**What the task requires:**
Copy out all the entries exactly.

Collected data
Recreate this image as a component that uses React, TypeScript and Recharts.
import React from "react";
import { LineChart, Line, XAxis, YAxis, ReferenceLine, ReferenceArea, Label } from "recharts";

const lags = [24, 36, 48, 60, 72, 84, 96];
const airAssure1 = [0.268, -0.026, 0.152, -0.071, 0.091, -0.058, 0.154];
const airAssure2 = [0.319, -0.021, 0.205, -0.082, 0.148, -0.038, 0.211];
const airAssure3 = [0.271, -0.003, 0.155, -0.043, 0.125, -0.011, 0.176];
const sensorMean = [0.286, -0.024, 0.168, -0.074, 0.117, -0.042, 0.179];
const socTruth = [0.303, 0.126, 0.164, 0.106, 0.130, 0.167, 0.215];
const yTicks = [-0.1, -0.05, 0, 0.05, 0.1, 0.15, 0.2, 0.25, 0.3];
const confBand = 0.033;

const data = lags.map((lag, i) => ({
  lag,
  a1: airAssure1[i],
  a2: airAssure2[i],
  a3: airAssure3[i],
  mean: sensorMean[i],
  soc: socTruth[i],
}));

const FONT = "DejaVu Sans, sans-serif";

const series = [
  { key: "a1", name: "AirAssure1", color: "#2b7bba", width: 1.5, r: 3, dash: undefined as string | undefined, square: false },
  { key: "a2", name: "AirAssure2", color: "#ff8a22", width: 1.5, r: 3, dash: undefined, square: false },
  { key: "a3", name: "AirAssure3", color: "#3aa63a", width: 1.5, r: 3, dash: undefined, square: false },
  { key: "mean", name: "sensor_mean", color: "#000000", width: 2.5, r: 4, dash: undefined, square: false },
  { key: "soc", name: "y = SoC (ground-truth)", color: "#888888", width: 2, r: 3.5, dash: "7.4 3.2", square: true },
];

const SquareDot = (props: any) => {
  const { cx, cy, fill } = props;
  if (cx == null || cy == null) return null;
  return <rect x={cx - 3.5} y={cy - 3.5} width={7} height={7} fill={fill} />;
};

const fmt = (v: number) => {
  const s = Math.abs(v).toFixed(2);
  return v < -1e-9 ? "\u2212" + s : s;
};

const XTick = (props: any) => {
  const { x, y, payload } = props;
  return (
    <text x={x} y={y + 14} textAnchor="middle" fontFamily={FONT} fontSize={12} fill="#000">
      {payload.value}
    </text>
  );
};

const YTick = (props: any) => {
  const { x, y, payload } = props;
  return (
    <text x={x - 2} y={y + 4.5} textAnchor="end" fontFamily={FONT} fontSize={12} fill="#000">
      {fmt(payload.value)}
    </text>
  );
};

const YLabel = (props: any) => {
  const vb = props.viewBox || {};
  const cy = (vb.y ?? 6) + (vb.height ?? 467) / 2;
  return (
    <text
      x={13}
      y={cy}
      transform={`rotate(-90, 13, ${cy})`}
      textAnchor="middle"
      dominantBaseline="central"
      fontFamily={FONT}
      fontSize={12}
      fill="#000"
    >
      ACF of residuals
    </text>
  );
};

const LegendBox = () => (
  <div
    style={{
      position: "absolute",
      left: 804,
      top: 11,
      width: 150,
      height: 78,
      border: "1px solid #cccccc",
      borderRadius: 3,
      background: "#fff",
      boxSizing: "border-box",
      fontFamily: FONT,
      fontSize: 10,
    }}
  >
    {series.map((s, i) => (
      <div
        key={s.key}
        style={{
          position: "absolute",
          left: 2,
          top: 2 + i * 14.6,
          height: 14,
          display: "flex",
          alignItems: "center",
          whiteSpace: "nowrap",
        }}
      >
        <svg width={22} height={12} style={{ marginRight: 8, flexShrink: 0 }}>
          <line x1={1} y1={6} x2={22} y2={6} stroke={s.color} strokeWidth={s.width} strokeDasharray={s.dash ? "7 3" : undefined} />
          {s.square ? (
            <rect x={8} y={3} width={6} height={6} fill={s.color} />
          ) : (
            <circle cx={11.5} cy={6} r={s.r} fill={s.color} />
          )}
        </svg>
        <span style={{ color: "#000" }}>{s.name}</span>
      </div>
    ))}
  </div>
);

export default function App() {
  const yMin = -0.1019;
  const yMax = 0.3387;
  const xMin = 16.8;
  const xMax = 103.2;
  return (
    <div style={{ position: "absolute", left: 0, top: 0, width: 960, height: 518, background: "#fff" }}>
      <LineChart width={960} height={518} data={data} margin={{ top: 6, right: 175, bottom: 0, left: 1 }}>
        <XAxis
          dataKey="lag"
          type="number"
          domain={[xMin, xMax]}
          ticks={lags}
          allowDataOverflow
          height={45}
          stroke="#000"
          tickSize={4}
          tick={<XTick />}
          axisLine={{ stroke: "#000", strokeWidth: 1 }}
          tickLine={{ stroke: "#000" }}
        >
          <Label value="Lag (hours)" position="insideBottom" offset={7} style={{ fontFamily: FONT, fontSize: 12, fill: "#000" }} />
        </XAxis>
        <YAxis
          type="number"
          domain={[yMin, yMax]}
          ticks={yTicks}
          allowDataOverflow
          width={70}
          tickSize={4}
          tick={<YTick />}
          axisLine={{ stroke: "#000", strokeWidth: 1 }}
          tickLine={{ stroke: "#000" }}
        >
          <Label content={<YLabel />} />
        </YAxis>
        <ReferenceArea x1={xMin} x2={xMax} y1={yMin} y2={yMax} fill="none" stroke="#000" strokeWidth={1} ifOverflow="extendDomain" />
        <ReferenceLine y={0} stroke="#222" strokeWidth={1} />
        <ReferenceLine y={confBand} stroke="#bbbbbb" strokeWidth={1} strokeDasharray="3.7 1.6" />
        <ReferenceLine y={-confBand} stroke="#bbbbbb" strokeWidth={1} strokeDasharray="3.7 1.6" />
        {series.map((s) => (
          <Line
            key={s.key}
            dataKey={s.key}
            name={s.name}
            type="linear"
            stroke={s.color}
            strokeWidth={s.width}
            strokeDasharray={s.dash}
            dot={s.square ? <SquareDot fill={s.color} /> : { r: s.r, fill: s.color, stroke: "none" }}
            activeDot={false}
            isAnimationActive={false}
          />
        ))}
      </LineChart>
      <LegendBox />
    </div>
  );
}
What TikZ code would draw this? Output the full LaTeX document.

**Exercise solution:**
Recreate this image as a component that uses React, TypeScript and Recharts.
import React from "react";
import { LineChart, Line, XAxis, YAxis, ReferenceLine, ReferenceArea, Label } from "recharts";

const lags = [24, 36, 48, 60, 72, 84, 96];
const airAssure1 = [0.268, -0.026, 0.152, -0.071, 0.091, -0.058, 0.154];
const airAssure2 = [0.319, -0.021, 0.205, -0.082, 0.148, -0.038, 0.211];
const airAssure3 = [0.271, -0.003, 0.155, -0.043, 0.125, -0.011, 0.176];
const sensorMean = [0.286, -0.024, 0.168, -0.074, 0.117, -0.042, 0.179];
const socTruth = [0.303, 0.126, 0.164, 0.106, 0.130, 0.167, 0.215];
const yTicks = [-0.1, -0.05, 0, 0.05, 0.1, 0.15, 0.2, 0.25, 0.3];
const confBand = 0.033;

const data = lags.map((lag, i) => ({
  lag,
  a1: airAssure1[i],
  a2: airAssure2[i],
  a3: airAssure3[i],
  mean: sensorMean[i],
  soc: socTruth[i],
}));

const FONT = "DejaVu Sans, sans-serif";

const series = [
  { key: "a1", name: "AirAssure1", color: "#2b7bba", width: 1.5, r: 3, dash: undefined as string | undefined, square: false },
  { key: "a2", name: "AirAssure2", color: "#ff8a22", width: 1.5, r: 3, dash: undefined, square: false },
  { key: "a3", name: "AirAssure3", color: "#3aa63a", width: 1.5, r: 3, dash: undefined, square: false },
  { key: "mean", name: "sensor_mean", color: "#000000", width: 2.5, r: 4, dash: undefined, square: false },
  { key: "soc", name: "y = SoC (ground-truth)", color: "#888888", width: 2, r: 3.5, dash: "7.4 3.2", square: true },
];

const SquareDot = (props: any) => {
  const { cx, cy, fill } = props;
  if (cx == null || cy == null) return null;
  return <rect x={cx - 3.5} y={cy - 3.5} width={7} height={7} fill={fill} />;
};

const fmt = (v: number) => {
  const s = Math.abs(v).toFixed(2);
  return v < -1e-9 ? "\u2212" + s : s;
};

const XTick = (props: any) => {
  const { x, y, payload } = props;
  return (
    <text x={x} y={y + 14} textAnchor="middle" fontFamily={FONT} fontSize={12} fill="#000">
      {payload.value}
    </text>
  );
};

const YTick = (props: any) => {
  const { x, y, payload } = props;
  return (
    <text x={x - 2} y={y + 4.5} textAnchor="end" fontFamily={FONT} fontSize={12} fill="#000">
      {fmt(payload.value)}
    </text>
  );
};

const YLabel = (props: any) => {
  const vb = props.viewBox || {};
  const cy = (vb.y ?? 6) + (vb.height ?? 467) / 2;
  return (
    <text
      x={13}
      y={cy}
      transform={`rotate(-90, 13, ${cy})`}
      textAnchor="middle"
      dominantBaseline="central"
      fontFamily={FONT}
      fontSize={12}
      fill="#000"
    >
      ACF of residuals
    </text>
  );
};

const LegendBox = () => (
  <div
    style={{
      position: "absolute",
      left: 804,
      top: 11,
      width: 150,
      height: 78,
      border: "1px solid #cccccc",
      borderRadius: 3,
      background: "#fff",
      boxSizing: "border-box",
      fontFamily: FONT,
      fontSize: 10,
    }}
  >
    {series.map((s, i) => (
      <div
        key={s.key}
        style={{
          position: "absolute",
          left: 2,
          top: 2 + i * 14.6,
          height: 14,
          display: "flex",
          alignItems: "center",
          whiteSpace: "nowrap",
        }}
      >
        <svg width={22} height={12} style={{ marginRight: 8, flexShrink: 0 }}>
          <line x1={1} y1={6} x2={22} y2={6} stroke={s.color} strokeWidth={s.width} strokeDasharray={s.dash ? "7 3" : undefined} />
          {s.square ? (
            <rect x={8} y={3} width={6} height={6} fill={s.color} />
          ) : (
            <circle cx={11.5} cy={6} r={s.r} fill={s.color} />
          )}
        </svg>
        <span style={{ color: "#000" }}>{s.name}</span>
      </div>
    ))}
  </div>
);

export default function App() {
  const yMin = -0.1019;
  const yMax = 0.3387;
  const xMin = 16.8;
  const xMax = 103.2;
  return (
    <div style={{ position: "absolute", left: 0, top: 0, width: 960, height: 518, background: "#fff" }}>
      <LineChart width={960} height={518} data={data} margin={{ top: 6, right: 175, bottom: 0, left: 1 }}>
        <XAxis
          dataKey="lag"
          type="number"
          domain={[xMin, xMax]}
          ticks={lags}
          allowDataOverflow
          height={45}
          stroke="#000"
          tickSize={4}
          tick={<XTick />}
          axisLine={{ stroke: "#000", strokeWidth: 1 }}
          tickLine={{ stroke: "#000" }}
        >
          <Label value="Lag (hours)" position="insideBottom" offset={7} style={{ fontFamily: FONT, fontSize: 12, fill: "#000" }} />
        </XAxis>
        <YAxis
          type="number"
          domain={[yMin, yMax]}
          ticks={yTicks}
          allowDataOverflow
          width={70}
          tickSize={4}
          tick={<YTick />}
          axisLine={{ stroke: "#000", strokeWidth: 1 }}
          tickLine={{ stroke: "#000" }}
        >
          <Label content={<YLabel />} />
        </YAxis>
        <ReferenceArea x1={xMin} x2={xMax} y1={yMin} y2={yMax} fill="none" stroke="#000" strokeWidth={1} ifOverflow="extendDomain" />
        <ReferenceLine y={0} stroke="#222" strokeWidth={1} />
        <ReferenceLine y={confBand} stroke="#bbbbbb" strokeWidth={1} strokeDasharray="3.7 1.6" />
        <ReferenceLine y={-confBand} stroke="#bbbbbb" strokeWidth={1} strokeDasharray="3.7 1.6" />
        {series.map((s) => (
          <Line
            key={s.key}
            dataKey={s.key}
            name={s.name}
            type="linear"
            stroke={s.color}
            strokeWidth={s.width}
            strokeDasharray={s.dash}
            dot={s.square ? <SquareDot fill={s.color} /> : { r: s.r, fill: s.color, stroke: "none" }}
            activeDot={false}
            isAnimationActive={false}
          />
        ))}
      </LineChart>
      <LegendBox />
    </div>
  );
}
What TikZ code would draw this? Output the full LaTeX document.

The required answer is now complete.